Segmentation Real-time segments, nested conditions Prevents overbroad targeting and “creepy” specificity Can we segment by creator UTM and purchase history?
Experimentation Holdouts, A/B testing, reporting by cohort Lets you measure incremental lift, not just correlation Can we run a persistent 10% holdout per flow?
Deliverability Domain auth support, bounce handling, list hygiene Behavioral volume can spike quickly and hurt reputation Do we have automated suppression for unengaged users?
Attribution UTM governance, conversion windows, multi-touch exports Creator and paid overlap can distort email ROI Can we report revenue by creator cohort and channel?

Takeaway: If your tool cannot support holdouts and cohort reporting, you will spend more time debating results than improving them.

Final quick-start plan for the next 14 days

If you want momentum without boiling the ocean, run a two-week sprint. First, pick two flows: cart abandon and post-purchase education. Next, implement clean UTMs and a simple holdout. Then, write one strong email per flow and ship after QA. After a week, review lift, unsubscribe rate, and support tickets, then iterate. Once those two flows are stable, add browse abandon and creator cohort variants.

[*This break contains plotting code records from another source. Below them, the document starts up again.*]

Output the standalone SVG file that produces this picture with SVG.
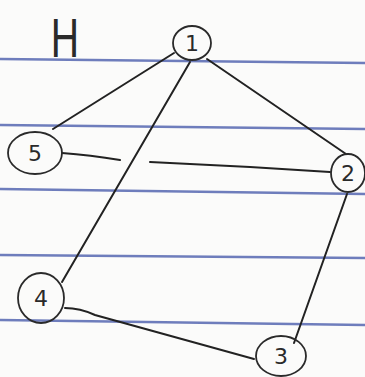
<svg xmlns="http://www.w3.org/2000/svg" width="365" height="377" viewBox="0 0 365 377">
<style>
.rule{stroke:#5566b0;stroke-width:2.4;fill:none;opacity:0.85}
.edge{stroke:#222;stroke-width:2;fill:none;stroke-linecap:round}
.node ellipse{fill:none;stroke:#2a2a2a;stroke-width:1.8}
.lbl{font-family:"DejaVu Sans",sans-serif;font-size:22px;fill:#2a2a2a;text-anchor:middle}
</style>
<rect width="365" height="377" fill="#fbfbfa"/>
<g id="paper-lines">
<path class="rule" d="M0 59 L365 63"/>
<path class="rule" d="M0 125 L365 129"/>
<path class="rule" d="M0 189 L365 194"/>
<path class="rule" d="M0 255 L365 258"/>
<path class="rule" d="M0 320 L365 325"/>
</g>
<text x="0" y="0" transform="translate(65 57) scale(0.7 1)" style="font-family:'Liberation Sans',Arial,sans-serif;font-size:56px;fill:#2a2a2a;text-anchor:middle;font-weight:normal">H</text>
<g id="connectors">
<path class="edge" d="M174 53 L53 129"/>
<path class="edge" d="M190 62 L62 282"/>
<path class="edge" d="M207 59 L346 154"/>
<path class="edge" d="M62 153 Q90 155 120 160"/>
<path class="edge" d="M150 162 Q240 166 330 172"/>
<path class="edge" d="M347 194 L294 343"/>
<path class="edge" d="M65 308 Q80 308 95 315 L254 359"/>
</g>
<g id="node1" class="node"><ellipse cx="192" cy="43" rx="19" ry="17"/><text class="lbl" x="192" y="51">1</text></g>
<g id="node5" class="node"><ellipse cx="35" cy="153" rx="27" ry="21"/><text class="lbl" x="35" y="161">5</text></g>
<g id="node2" class="node"><ellipse cx="348" cy="173" rx="17" ry="19"/><text class="lbl" x="348" y="181">2</text></g>
<g id="node4" class="node"><ellipse cx="41" cy="298" rx="23" ry="25"/><text class="lbl" x="41" y="306">4</text></g>
<g id="node3" class="node"><ellipse cx="281" cy="356" rx="25" ry="20"/><text class="lbl" x="281" y="364">3</text></g>
</svg>
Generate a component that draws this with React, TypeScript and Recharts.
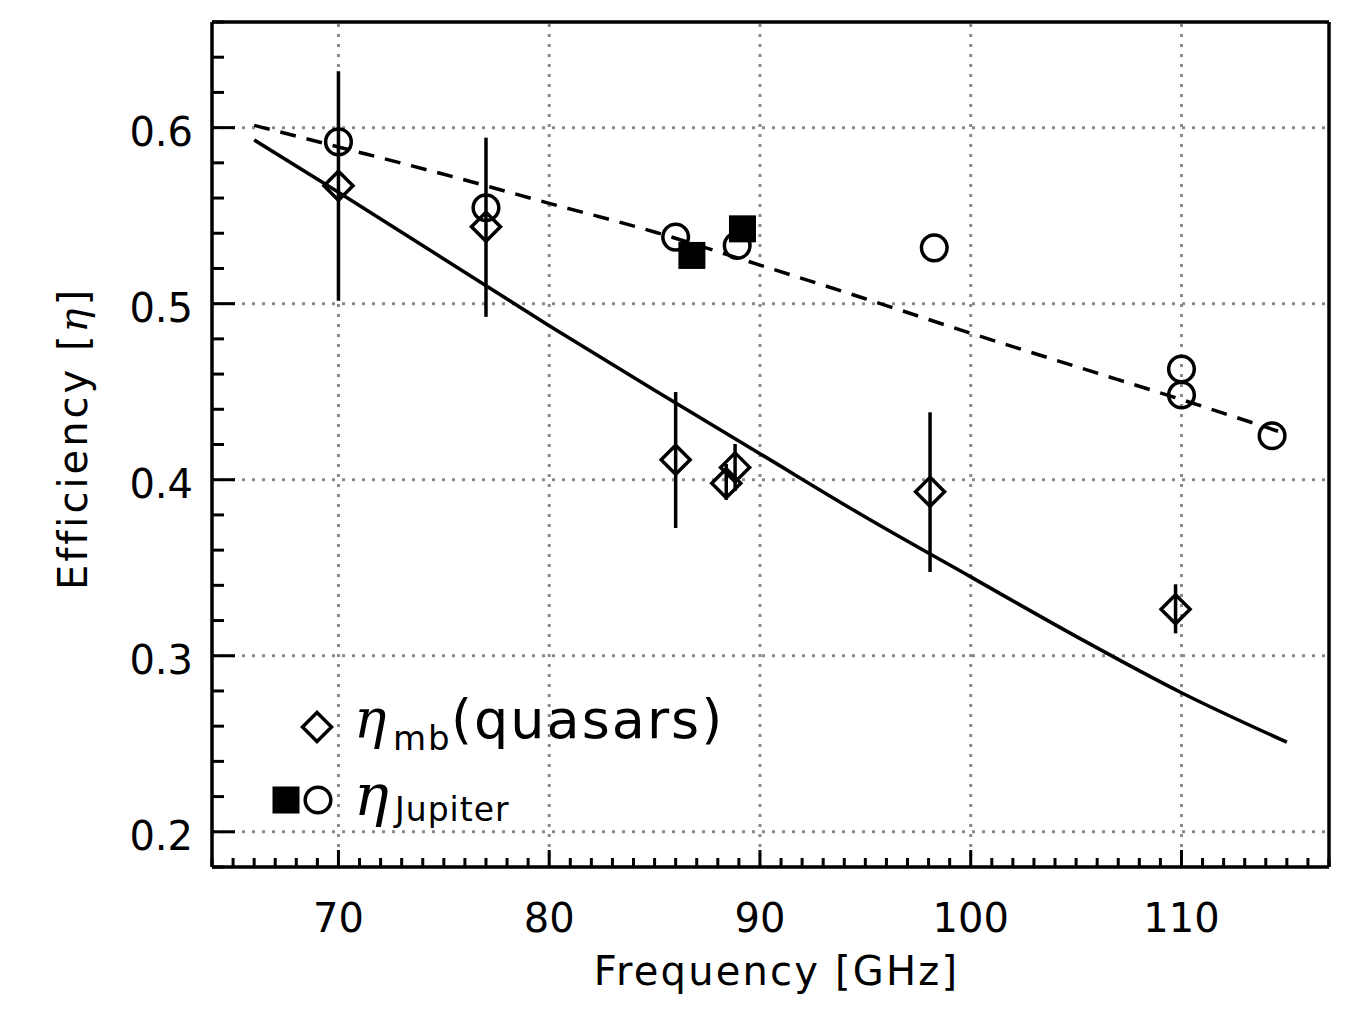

  • Days 1 to 2: Confirm events, naming, and suppression rules.
  • Days 3 to 5: Build flows, set holdouts, QA on mobile.
  • Days 6 to 7: Launch and monitor deliverability and complaints.
  • Days 8 to 14: Review lift, test one variable (offer, timing, or module), and document learnings.

Takeaway: Ship two measurable flows first. Scale only after you can prove incremental impact and protect list health.